I have been convinced for the past few days that I would be visiting La Feria much sooner than I had anticipated. Arriving not shoe-horned into an airline seat, but laid out flat and comfortable in a satin-lined, pine box, compliments of the weather in Bayonne, New Jersey.
My mother turned ninety on January 27th. To help her celebrate, we went on a Caribbean cruise. She flew down from Toronto to Newark, NJ., and I flew up from Atlanta. Packing for a ship when flying on an airplane is not easy, especially when you have Scottish/gypsy blood. Not wanting to pay for checked luggage, clothing had to be kept to a minimum and liquids to under two ounces.
Today in Atlanta, it’s 60 degrees (15c). I knew it would be colder in New Jersey, so I dressed warmly: a sweatshirt and a windbreaker. You’d think for someone who has walked down the canyon, snow-banked sidewalks north of Lake Superior in Thunder Bay wearing a hydro parka during the dead of winter that I would remember what ‘cold’ is. Apparently not.
Joining the vessel wasn’t bad but at the end of our trip, after having sat on the pool deck reading a book in eighty-degree sunshine, my Southern-living metabolism simply couldn’t take a day in New Jersey’s 16 degree (-9c) environment, even with a sweatshirt and a windbreaker.
With the ship’s doors open for disembarkation, Deck One was freezing. Baggage handling and retrieval was freezing. US Customs clearance in a Terminal Building with walls but no heat was freezing and the Customs officer sent me through the “Non-Resident” line with my mother, the Ferrner, where we waited for three French-speaking, Canadian ladies to figure out enough English to please the US Immigration Officer.

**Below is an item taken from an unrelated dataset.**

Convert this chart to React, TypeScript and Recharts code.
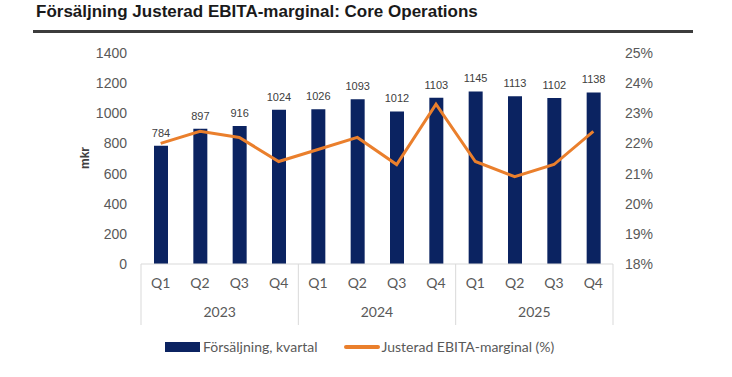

We walked through a wind-tunnel to the Airport Coach, which had more heat than Newark Airport, where I had a four-hour wait. By the time I got home, I was shivering so badly I could barely get my key in the doorlock. I have spent the past four days with a Man’s Cold, assuming death and a trip to La Feria Texas was nigh.
Today, however, I feel a lot better. I decided to pen this, instead of my Last Will and Testament.
How did my bundled-up, ninety-year-old mother fare? A lot better than I. Air Canada scooped her up and put her on an earlier flight, no charge. She has traveled so much, she has an arrangement with a Limo company where she calls as soon as she arrives in Toronto and a car is sent to the head of the queue to pick her up – she doesn’t wait like the common folk.
She called me from home, in Toronto, happy and healthy, just as my flight was being called in Newark.